Yesterday, La Befana visited the children of Italy. Sometimes described as a wizened, witch-like old woman on a broomstick and other times thought to be lovely, she is beloved by young Italians. For it is La Befana who decides who gets presents and who gets coal. La Befana was visited by the Three Wise Men. She invited them into her kitchen (even though she was very
busy cleaning) and offered them some water. The Three Wise men invited her on the journey, but she declined. Couldn't they see she had cleaning to do? The Three Wise Men went on their way and La Befana swept. Later as she swept the dust outside, she glanced up at the sky and saw the Star of Bethlehem. And had her own epiphany. She instantly knew she had made a mistake and apparently got on her broomstick to find them and of course - never did. She roams the world searching for the Wise Men and the Baby Jesus.
One day I shall write a play about La Befana. She roams the world. What has she seen? What has she done?
Tonight we had sausages braised in wine for Epiphany. And blood oranges. And bugies... otherwise known as cencis... frappes or as we would say: fried pastry strips.

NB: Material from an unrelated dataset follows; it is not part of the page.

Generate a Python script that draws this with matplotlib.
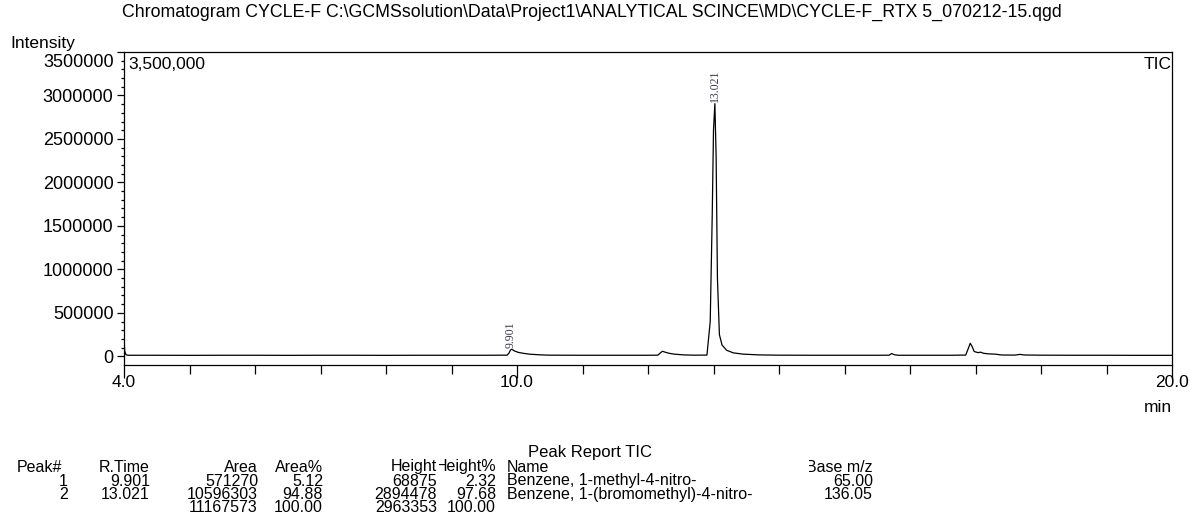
import numpy as np
import matplotlib
matplotlib.use("Agg")
import matplotlib.pyplot as plt
from matplotlib.ticker import FixedLocator, FuncFormatter
from matplotlib.transforms import Bbox, TransformedBbox

W, H = 1190, 532

# TIC trace, retention time (min) vs intensity
rt_min = [4.00, 4.01, 4.03, 4.06, 4.5, 5.0, 5.5, 6.0, 6.5, 7.0, 7.5, 8.0, 8.5,
          9.0, 9.5, 9.85, 9.88, 9.90, 9.92, 9.96, 10.02, 10.10, 10.20, 10.35,
          10.5, 11.0, 11.5, 12.0, 12.15, 12.19, 12.22, 12.26, 12.32, 12.40,
          12.55, 12.70, 12.90, 12.95, 12.98, 13.00, 13.021, 13.04, 13.06,
          13.09, 13.13, 13.20, 13.30, 13.45, 13.7, 14.0, 14.5, 15.0, 15.5,
          15.68, 15.72, 15.76, 15.82, 16.2, 16.6, 16.85, 16.89, 16.92, 16.95,
          16.98, 17.04, 17.08, 17.12, 17.20, 17.30, 17.40, 17.60, 17.68,
          17.75, 18.0, 18.5, 19.0, 19.5, 20.0]
tic = [270000, 60000, 18000, 12000, 12000, 11000, 12000, 12000, 11000, 12000,
       12000, 11000, 12000, 12000, 12000, 13000, 40000, 72000, 81000, 62000,
       45000, 34000, 24000, 17000, 13000, 12000, 12000, 12000, 13000, 40000,
       58000, 48000, 35000, 25000, 16000, 13000, 14000, 400000, 1600000,
       2600000, 2906000, 2300000, 900000, 250000, 130000, 70000, 40000, 25000,
       16000, 13000, 12000, 12000, 12000, 13000, 32000, 18000, 12000, 12000,
       12000, 14000, 90000, 150000, 110000, 55000, 42000, 48000, 35000, 28000,
       25000, 15000, 14000, 22000, 15000, 13000, 12000, 12000, 11000, 11000]

# peak report
peak_no = ["1", "2"]
peak_rt = [9.901, 13.021]
peak_area = [571270, 10596303]
peak_area_pct = [5.12, 94.88]
peak_height = [68875, 2894478]
peak_height_pct = [2.32, 97.68]
peak_name = ["Benzene, 1-methyl-4-nitro-", "Benzene, 1-(bromomethyl)-4-nitro-"]
peak_base_mz = [65.00, 136.05]
total_area = 11167573
total_height = 2963353

title = ("Chromatogram CYCLE-F C:\\GCMSsolution\\Data\\Project1\\ANALYTICAL "
         "SCINCE\\MD\\CYCLE-F_RTX 5_070212-15.qgd")

plt.rcParams['font.family'] = ['Liberation Sans', 'DejaVu Sans']


def fx(px):
    return px / W


def fy(py):
    return 1 - py / H


fig = plt.figure(figsize=(W / 100, H / 100), dpi=100)
ax = fig.add_axes([fx(124), fy(365), (1172 - 124) / W, (365 - 52) / H])

ax.plot(rt_min, tic, color="black", lw=0.9)
ax.set_xlim(4.0, 20.0)
ax.set_ylim(-100000, 3500000)

for sp in ax.spines.values():
    sp.set_linewidth(0.9)

ymax = 3500000
ax.xaxis.set_major_locator(FixedLocator([4.0, 10.0, 20.0]))
ax.xaxis.set_minor_locator(FixedLocator(np.arange(5, 20)))
ax.xaxis.set_major_formatter(FuncFormatter(lambda v, p: "%.1f" % v))
ax.yaxis.set_major_locator(FixedLocator(np.arange(0, ymax + 1, 500000)))
ax.yaxis.set_minor_locator(FixedLocator(np.arange(0, ymax + 1, 100000)))
# the top value is printed separately, dropped just under the frame
ax.yaxis.set_major_formatter(
    FuncFormatter(lambda v, p: "" if v >= ymax else "%d" % v))
ax.tick_params(axis="x", which="major", direction="out", length=9.5, width=0.9,
               labelsize=12.5, pad=-2.5)
ax.tick_params(axis="x", which="minor", direction="out", length=6.5, width=0.9)
ax.tick_params(axis="y", which="major", direction="out", length=5, width=0.9,
               labelsize=13, pad=2.5)
ax.tick_params(axis="y", which="minor", direction="out", length=2.5, width=0.9)
ax.annotate("%d" % ymax, (0, 1), xycoords="axes fraction", xytext=(-7.5, -1.5),
            textcoords="offset points", ha="right", va="top", fontsize=13)

# retention time labels on the peaks
t_arr = np.array(rt_min)
y_arr = np.array(tic)
for rt in peak_rt:
    win = np.abs(t_arr - rt) < 0.05
    top = y_arr[win].max()
    ax.annotate("%.3f" % rt, (rt, top), xytext=(0, 1), textcoords="offset points",
                rotation=90, ha="center", va="bottom", fontsize=8.5,
                family=["Liberation Serif", "DejaVu Serif"], color="#3a3a4a")

ax.text(0.004, 0.985, "3,500,000", transform=ax.transAxes, ha="left", va="top",
        fontsize=12.5)
ax.text(1.0, 0.985, "TIC", transform=ax.transAxes, ha="right", va="top",
        fontsize=12.5)

fig.text(fx(122), fy(12), title, ha="left", va="center", fontsize=12.8)
fig.text(fx(10), fy(44), "Intensity", ha="left", va="center", fontsize=12.5)
fig.text(fx(1172), fy(408), "min", ha="right", va="center", fontsize=12.5)

# peak report table
fs = 11.5
fig.text(fx(590), fy(452), "Peak Report TIC", ha="center", va="center",
         fontsize=fs + 0.5)

col_right = [68, 150, 258, 323, 437, 496]
row_y = [467, 481, 494.5, 508]


def cell(x, y, s, ha="right", clip_left=None):
    t = fig.text(fx(x), fy(y), s, ha=ha, va="center", fontsize=fs)
    if clip_left is not None:
        box = Bbox.from_extents(fx(clip_left), 0, 1, 1)
        t.set_clip_box(TransformedBbox(box, fig.transFigure))
        t.set_clip_on(True)
    return t


cell(17, row_y[0], "Peak#", ha="left")
cell(col_right[1], row_y[0], "R.Time")
cell(col_right[2], row_y[0], "Area")
cell(col_right[3], row_y[0], "Area%")
cell(col_right[4], row_y[0], "Height")
cell(col_right[5], row_y[0], "Height%", clip_left=col_right[4] + 1.5)
cell(507, row_y[0], "Name", ha="left")
cell(873, row_y[0], "Base m/z", clip_left=809)

for i in range(len(peak_no)):
    y = row_y[i + 1]
    cell(col_right[0], y, peak_no[i])
    cell(col_right[1], y, "%.3f" % peak_rt[i])
    cell(col_right[2], y, "%d" % peak_area[i])
    cell(col_right[3], y, "%.2f" % peak_area_pct[i])
    cell(col_right[4], y, "%d" % peak_height[i])
    cell(col_right[5], y, "%.2f" % peak_height_pct[i])
    cell(507, y, peak_name[i], ha="left")
    cell(873, y, "%.2f" % peak_base_mz[i])

cell(col_right[2], row_y[3], "%d" % total_area)
cell(col_right[3], row_y[3], "%.2f" % 100.0)
cell(col_right[4], row_y[3], "%d" % total_height)
cell(col_right[5], row_y[3], "%.2f" % 100.0)

fig.savefig("out.png", dpi=100)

In a food processor combine these ingredients:
(Adapted from Tastes of Italia)
2-1/2 cups flour
1/2 t baking powder
1/4 t salt
1/4 cup sugar
4 T olive oil
1/4 cup Marsala wine
4 T orange zest
2 t vanilla
You will also need about 2 cups of olive oil for frying (I use way less and do it in a skillet - I do not deep fry) and powdered sugar for dusting at the end.
Pulse until the ingredients combine. If the dough is dry, add water 1 T at a time. Remove from processor and form into a shiny ball, gently kneading. Break the dough in fourths and roll out each piece on a lightly floured surface until about 1/8 inch thick.
With a pastry wheel (or knife or ravioli cutter) cut your strips to any length (mine were about 4 inches by 1-1/2 inches). Traditionally, they are a wee bit shorter.
Lay on waxed paper until ready to use. In a large skillet (or deep fryer - I don't own one of those), heat oil until a drop of water sizzles when dropped in the oil. Fry the strips in batches until golden - turning at least once.